If he was in a good mood and you got him going, he could make you feel in awe of the city, as if it had secrets you’d never divine if you lived here 100 years. He knew where the drug deals were made and the best place to have sex in the afternoon. He knew which deli made the best sunnyside up on toast and where you could find a bathroom. He knew that Mrs. Onassis wasn’t a great tipper. He knew that Ray Charles drank Champagne in the daytime. He knew how Elliott Gould felt about Barbra Streisand after their divorce. He knew that James Gandolfini liked shorts and Edie Falco didn’t. In his last years, he only drove downtown because, he would brag, that’s where the new drivers were out of their element.

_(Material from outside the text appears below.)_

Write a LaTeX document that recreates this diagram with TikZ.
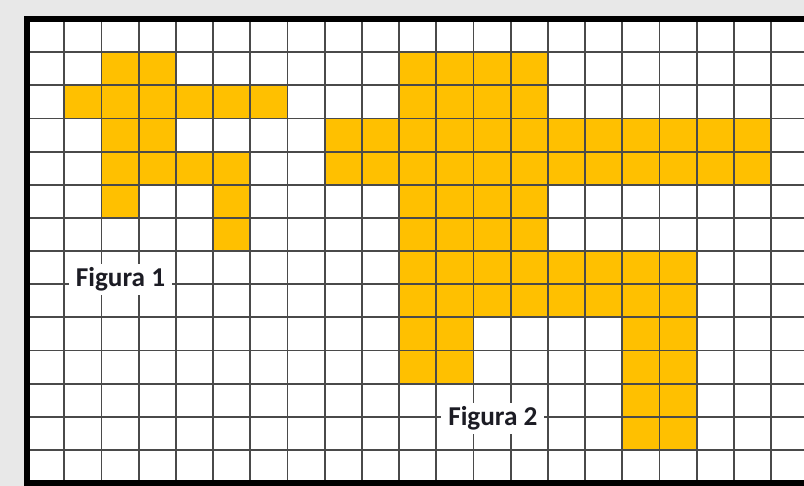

The summer after he retired, I got in a cab with my dad. We were going from midtown to Soho, and I could guess what he was thinking: This driver is too young, he’s Pakistani, he won’t know where he’s going, there are probably dead mice trapped behind the seats, etc. My dad was sure, you see, that he was the last of his breed. But the guy asked how we were doing, and my dad relaxed. He showed us pictures of his two little kids. They talked for a while about business and dirty cops and when it was best to detour to the West Side Highway, and then at one point, the guy broke into an Urdu song apparently making fun of the mullahs. My dad laughed—Jews have their version of mullahs too! And then he gave him a $10 tip, from one hack to another.